* _TASK_:
Give every line again exactly as it appears, please, but not the pictures.

* _GIVEN INFORMATION_:
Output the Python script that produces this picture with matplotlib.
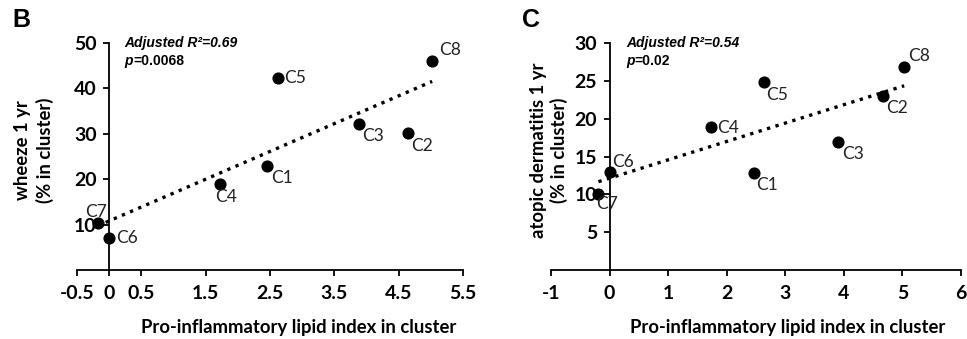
import matplotlib.pyplot as plt
import numpy as np
from matplotlib.transforms import offset_copy

#DATA
clusters = ['C1', 'C2', 'C3', 'C4', 'C5', 'C6', 'C7', 'C8']
lipid_b = [2.45, 4.65, 3.89, 1.73, 2.63, 0.0, -0.18, 5.02]
wheeze = [23.0, 30.2, 32.2, 19.0, 42.3, 7.0, 10.4, 46.0]
lipid_c = [2.46, 4.67, 3.90, 1.74, 2.63, 0.0, -0.19, 5.03]
atopic = [12.8, 23.0, 16.9, 18.9, 24.8, 13.0, 10.0, 26.8]

xticks_b = [-0.5, 0, 0.5, 1.5, 2.5, 3.5, 4.5, 5.5]
xticklabels_b = ['-0.5', '0', '0.5', '1.5', '2.5', '3.5', '4.5', '5.5']
yticks_b = [10, 20, 30, 40, 50]
xticks_c = [-1, 0, 1, 2, 3, 4, 5, 6]
yticks_c = [5, 10, 15, 20, 25, 30]

#label offsets in points (dx, dy, ha, va)
offs_b = {'C1': (3, -3, 'left', 'top'), 'C2': (2, -4, 'left', 'top'),
          'C3': (2, -3, 'left', 'top'), 'C4': (-4, -4, 'left', 'top'),
          'C5': (4, 0, 'left', 'center'), 'C6': (5, 0, 'left', 'center'),
          'C7': (-9, 2, 'left', 'bottom'), 'C8': (5, 2, 'left', 'bottom')}
offs_c = {'C1': (2, -3, 'left', 'top'), 'C2': (2, -3, 'left', 'top'),
          'C3': (3, -3, 'left', 'top'), 'C4': (4, -1, 'left', 'center'),
          'C5': (2, -3, 'left', 'top'), 'C6': (2, 1, 'left', 'bottom'),
          'C7': (-2, -1, 'left', 'top'), 'C8': (3, 2, 'left', 'bottom')}

W, H = 967, 339
fig = plt.figure(figsize=(W/100, H/100), dpi=100)
axb = fig.add_axes([77/W, 1-270/H, 386/W, 227/H])
axc = fig.add_axes([551/W, 1-270/H, 410/W, 227/H])

tickfont = dict(family='Lato', weight='bold', size=14)

def panel(ax, x, y, offs, xlim, ylim, xt, xtl, yt, r2, p):
    ax.scatter(x, y, s=60, color='black', zorder=3)
    a, b = np.polyfit(x, y, 1)
    lx = np.array([min(x), max(x)])
    ax.plot(lx, a*lx+b, color='black', linestyle=':', linewidth=2.4)
    for name, xi, yi in zip(clusters, x, y):
        dx, dy, ha, va = offs[name]
        ax.annotate(name, (xi, yi), xytext=(dx, dy), textcoords='offset points',
                    ha=ha, va=va, family='Lato', fontsize=12.5, color='#222222')
    ax.set_xlim(xlim)
    ax.set_ylim(ylim)
    ax.spines['left'].set_position(('data', 0))
    ax.spines['top'].set_visible(False)
    ax.spines['right'].set_visible(False)
    for s in ['left', 'bottom']:
        ax.spines[s].set_linewidth(1.3)
    ax.set_xticks(xt)
    ax.set_xticklabels(xtl, fontdict=tickfont)
    ax.set_yticks(yt)
    ax.set_yticklabels([str(v) for v in yt], fontdict=tickfont)
    ax.tick_params(direction='out', length=4, width=1.3, pad=5)
    ax.tick_params(axis='x', pad=7)
    ax.patch.set_visible(False)
    tx = ax.transData
    x0 = 0.04*(xlim[1]-xlim[0])
    ax.text(x0, ylim[1]+0.002*ylim[1], 'Adjusted R²=' + r2,
            family='Liberation Sans', weight='bold', style='italic', fontsize=10,
            ha='left', va='center', transform=tx)
    y2 = ylim[1] - 0.078*ylim[1]
    ax.text(x0, y2, 'p', family='Liberation Sans', weight='bold',
            style='italic', fontsize=10, ha='left', va='center', transform=tx)
    ax.text(x0, y2, '=' + p, family='Liberation Sans', weight='bold',
            fontsize=10, ha='left', va='center',
            transform=offset_copy(tx, fig=fig, x=6, y=0, units='points'))

panel(axb, lipid_b, wheeze, offs_b, (-0.5, 5.5), (0, 50), xticks_b, xticklabels_b,
      yticks_b, '0.69', '0.0068')
panel(axc, lipid_c, atopic, offs_c, (-1, 6), (0, 30), xticks_c,
      [str(v) for v in xticks_c], yticks_c, '0.54', '0.02')

labfont = dict(family='Lato', weight='bold', fontsize=13.3)
fig.text(34/W, 1-150/H, 'wheeze 1 yr\n(% in cluster)', rotation=90, ha='center',
         va='center', multialignment='center', linespacing=1.35, **labfont)
fig.text(549/W, 1-150/H, 'atopic dermatitis 1 yr\n(% in cluster)', rotation=90,
         ha='center', va='center', multialignment='center', linespacing=1.18, **labfont)
fig.text(299/W, 1-328/H, 'Pro-inflammatory lipid index in cluster', ha='center',
         va='center', **labfont)
fig.text(788/W, 1-327/H, 'Pro-inflammatory lipid index in cluster', ha='center',
         va='center', **labfont)

fig.text(21/W, 1-20/H, 'B', family='Liberation Sans', weight='bold', fontsize=18,
         ha='center', va='center')
fig.text(531/W, 1-20/H, 'C', family='Liberation Sans', weight='bold', fontsize=18,
         ha='center', va='center')

fig.savefig('out.png', dpi=100)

* _TASK RESPONSE_:
Output the Python script that produces this picture with matplotlib.
import matplotlib.pyplot as plt
import numpy as np
from matplotlib.transforms import offset_copy

#DATA
clusters = ['C1', 'C2', 'C3', 'C4', 'C5', 'C6', 'C7', 'C8']
lipid_b = [2.45, 4.65, 3.89, 1.73, 2.63, 0.0, -0.18, 5.02]
wheeze = [23.0, 30.2, 32.2, 19.0, 42.3, 7.0, 10.4, 46.0]
lipid_c = [2.46, 4.67, 3.90, 1.74, 2.63, 0.0, -0.19, 5.03]
atopic = [12.8, 23.0, 16.9, 18.9, 24.8, 13.0, 10.0, 26.8]

xticks_b = [-0.5, 0, 0.5, 1.5, 2.5, 3.5, 4.5, 5.5]
xticklabels_b = ['-0.5', '0', '0.5', '1.5', '2.5', '3.5', '4.5', '5.5']
yticks_b = [10, 20, 30, 40, 50]
xticks_c = [-1, 0, 1, 2, 3, 4, 5, 6]
yticks_c = [5, 10, 15, 20, 25, 30]

#label offsets in points (dx, dy, ha, va)
offs_b = {'C1': (3, -3, 'left', 'top'), 'C2': (2, -4, 'left', 'top'),
          'C3': (2, -3, 'left', 'top'), 'C4': (-4, -4, 'left', 'top'),
          'C5': (4, 0, 'left', 'center'), 'C6': (5, 0, 'left', 'center'),
          'C7': (-9, 2, 'left', 'bottom'), 'C8': (5, 2, 'left', 'bottom')}
offs_c = {'C1': (2, -3, 'left', 'top'), 'C2': (2, -3, 'left', 'top'),
          'C3': (3, -3, 'left', 'top'), 'C4': (4, -1, 'left', 'center'),
          'C5': (2, -3, 'left', 'top'), 'C6': (2, 1, 'left', 'bottom'),
          'C7': (-2, -1, 'left', 'top'), 'C8': (3, 2, 'left', 'bottom')}

W, H = 967, 339
fig = plt.figure(figsize=(W/100, H/100), dpi=100)
axb = fig.add_axes([77/W, 1-270/H, 386/W, 227/H])
axc = fig.add_axes([551/W, 1-270/H, 410/W, 227/H])

tickfont = dict(family='Lato', weight='bold', size=14)

def panel(ax, x, y, offs, xlim, ylim, xt, xtl, yt, r2, p):
    ax.scatter(x, y, s=60, color='black', zorder=3)
    a, b = np.polyfit(x, y, 1)
    lx = np.array([min(x), max(x)])
    ax.plot(lx, a*lx+b, color='black', linestyle=':', linewidth=2.4)
    for name, xi, yi in zip(clusters, x, y):
        dx, dy, ha, va = offs[name]
        ax.annotate(name, (xi, yi), xytext=(dx, dy), textcoords='offset points',
                    ha=ha, va=va, family='Lato', fontsize=12.5, color='#222222')
    ax.set_xlim(xlim)
    ax.set_ylim(ylim)
    ax.spines['left'].set_position(('data', 0))
    ax.spines['top'].set_visible(False)
    ax.spines['right'].set_visible(False)
    for s in ['left', 'bottom']:
        ax.spines[s].set_linewidth(1.3)
    ax.set_xticks(xt)
    ax.set_xticklabels(xtl, fontdict=tickfont)
    ax.set_yticks(yt)
    ax.set_yticklabels([str(v) for v in yt], fontdict=tickfont)
    ax.tick_params(direction='out', length=4, width=1.3, pad=5)
    ax.tick_params(axis='x', pad=7)
    ax.patch.set_visible(False)
    tx = ax.transData
    x0 = 0.04*(xlim[1]-xlim[0])
    ax.text(x0, ylim[1]+0.002*ylim[1], 'Adjusted R²=' + r2,
            family='Liberation Sans', weight='bold', style='italic', fontsize=10,
            ha='left', va='center', transform=tx)
    y2 = ylim[1] - 0.078*ylim[1]
    ax.text(x0, y2, 'p', family='Liberation Sans', weight='bold',
            style='italic', fontsize=10, ha='left', va='center', transform=tx)
    ax.text(x0, y2, '=' + p, family='Liberation Sans', weight='bold',
            fontsize=10, ha='left', va='center',
            transform=offset_copy(tx, fig=fig, x=6, y=0, units='points'))

panel(axb, lipid_b, wheeze, offs_b, (-0.5, 5.5), (0, 50), xticks_b, xticklabels_b,
      yticks_b, '0.69', '0.0068')
panel(axc, lipid_c, atopic, offs_c, (-1, 6), (0, 30), xticks_c,
      [str(v) for v in xticks_c], yticks_c, '0.54', '0.02')

labfont = dict(family='Lato', weight='bold', fontsize=13.3)
fig.text(34/W, 1-150/H, 'wheeze 1 yr\n(% in cluster)', rotation=90, ha='center',
         va='center', multialignment='center', linespacing=1.35, **labfont)
fig.text(549/W, 1-150/H, 'atopic dermatitis 1 yr\n(% in cluster)', rotation=90,
         ha='center', va='center', multialignment='center', linespacing=1.18, **labfont)
fig.text(299/W, 1-328/H, 'Pro-inflammatory lipid index in cluster', ha='center',
         va='center', **labfont)
fig.text(788/W, 1-327/H, 'Pro-inflammatory lipid index in cluster', ha='center',
         va='center', **labfont)

fig.text(21/W, 1-20/H, 'B', family='Liberation Sans', weight='bold', fontsize=18,
         ha='center', va='center')
fig.text(531/W, 1-20/H, 'C', family='Liberation Sans', weight='bold', fontsize=18,
         ha='center', va='center')

fig.savefig('out.png', dpi=100)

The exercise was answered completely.